SPOKANE, Wash.- Scary moments yesterday for a group of high school students in Zillah who were at a student body event when a dust devil suddenly moved through.
It tossed the inflatable game like a toy, 20 feet into the air. Tethered to the game were 5 students, also whipped around by the wind.
JT Emerson, Operations Manager at All Star Jump in Spokane Valley, says safety with inflatables is a top priority when setting up.
"In the warehouse we do an onsite training, where we practice over and over again and then in the field, train again," said Emerson.
While training plays a crucial role in making sure an inflatable bounce house is safe to use, there are also many ways to make sure it's secure.
"We make sure not only to stake the units down, but tie them off to a solid anchor point such as a cemented fence post, a cemented basketball hoop, or anything solid even a tree," Emerson explained.
To secure these bounce houses, they use large hooks and 24-inch steel stakes which they hammer into the ground.
The Washington State Department of Labor and Industries inspects inflatables like these every year to make sure they're certified.
If your kids go to jump on one of these you want to look for a certification sticker.
When it comes to the wind, there are warning labels on the sides of these bounce houses.
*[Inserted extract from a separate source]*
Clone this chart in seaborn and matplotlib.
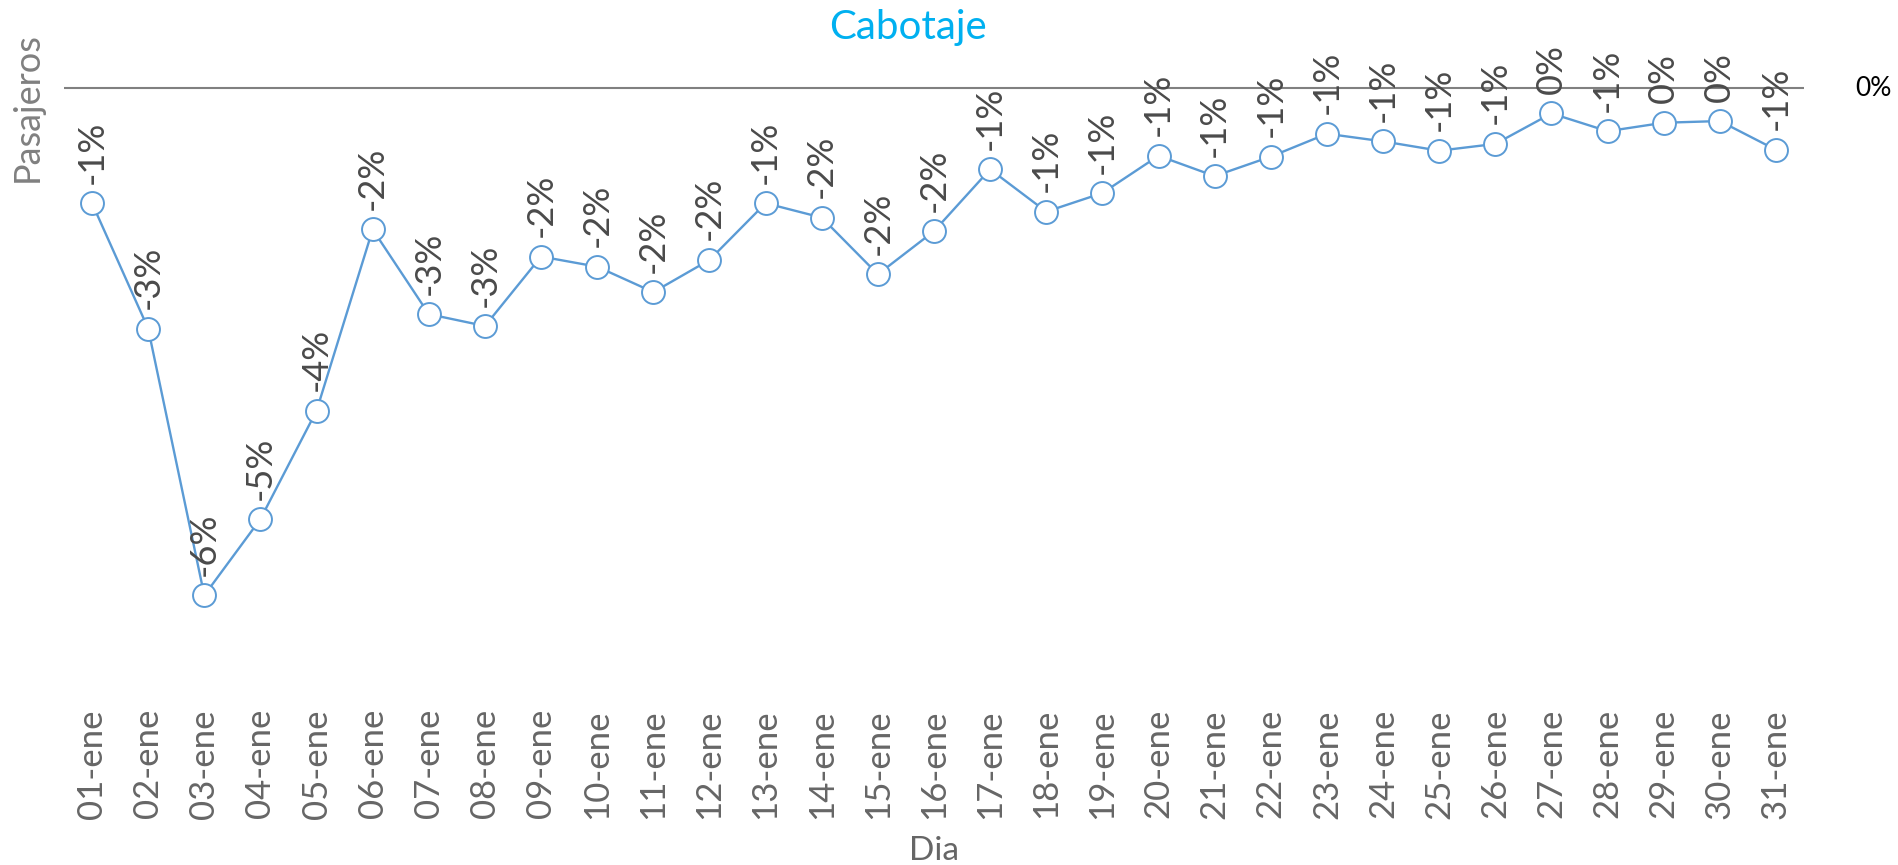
# Cabotaje - variación diaria de pasajeros

import numpy as np
import pandas as pd
import matplotlib
matplotlib.use("Agg")
import matplotlib.pyplot as plt
import seaborn as sns

dias = [f"{d:02d}-ene" for d in range(1, 32)]
variacion = [
    -1.36, -2.84, -5.99, -5.09, -3.81, -1.67, -2.67, -2.81, -1.99, -2.11,
    -2.41, -2.03, -1.36, -1.53, -2.20, -1.69, -0.96, -1.46, -1.24, -0.80,
    -1.04, -0.81, -0.54, -0.63, -0.74, -0.66, -0.30, -0.51, -0.41, -0.39,
    -0.73,
]

df = pd.DataFrame({"pos": np.arange(len(dias)), "dia": dias, "var": variacion})

sns.set_style("white")
plt.rcParams["font.family"] = ["Lato", "DejaVu Sans"]

azul = "#5B9BD5"
gris_texto = "#666666"

fig = plt.figure(figsize=(18.98, 8.65), dpi=100)
ax = fig.add_axes([0.0337, 0.1835, 0.9168, 0.7686])

sns.lineplot(
    data=df, x="pos", y="var", ax=ax, color=azul, linewidth=1.7,
    marker="o", markersize=16.5, markerfacecolor="white",
    markeredgecolor=azul, markeredgewidth=1.4, zorder=3,
)

ax.axhline(0, color="#808080", linewidth=1.5, zorder=1)

# etiquetas de datos
for i, v in enumerate(variacion):
    ax.annotate(
        f"{int(round(v))}%", (i, v), xytext=(0, 14), textcoords="offset points",
        rotation=90, ha="center", va="bottom", fontsize=26, color="#4a4a4a",
    )

ax.text(1.04, 0, "0%", transform=ax.get_yaxis_transform(), ha="center",
        va="center", fontsize=19, color="black")

ax.set_xlim(-0.5, len(dias) - 0.5)
ax.set_ylim(-7.3, 0.55)
ax.set_xticks(df["pos"])
ax.set_xticklabels(dias, rotation=90, fontsize=25, color=gris_texto)
ax.tick_params(axis="x", length=0, pad=2)
ax.set_yticks([])
sns.despine(ax=ax, left=True, bottom=True)

ax.set_xlabel("Dia", fontsize=24, color=gris_texto, va="center")
ax.xaxis.set_label_coords(0.5, -0.2176)
ax.set_ylabel("Pasajeros", fontsize=26, color="#808080", va="center", ha="center")
ax.yaxis.set_label_coords(-0.0213, 0.902)

ax.set_title("Cabotaje", fontsize=29, color="#00B0F0", x=0.485, y=1.0217,
             va="center", pad=0)

fig.savefig("out.png", dpi=100)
Most of them say 'do not operate this unit if winds exceed 15 m.p.h.'
Emerson said the wind is their worst enemy.
"We always make sure that if there are anywhere near 20 miles per hour gusts of winds we shut them down completely and that is our very strict protocol," Emerson said.
As for the incident at Zillah High School, authorities say all the safety protocols were being followed.
The 5 students tethered to the Hippo Chow Down game were all severely hurt.
One female student is current in critical condition at Harborview Medical Center in Seattle.
Authorities are still investigating exactly what happened.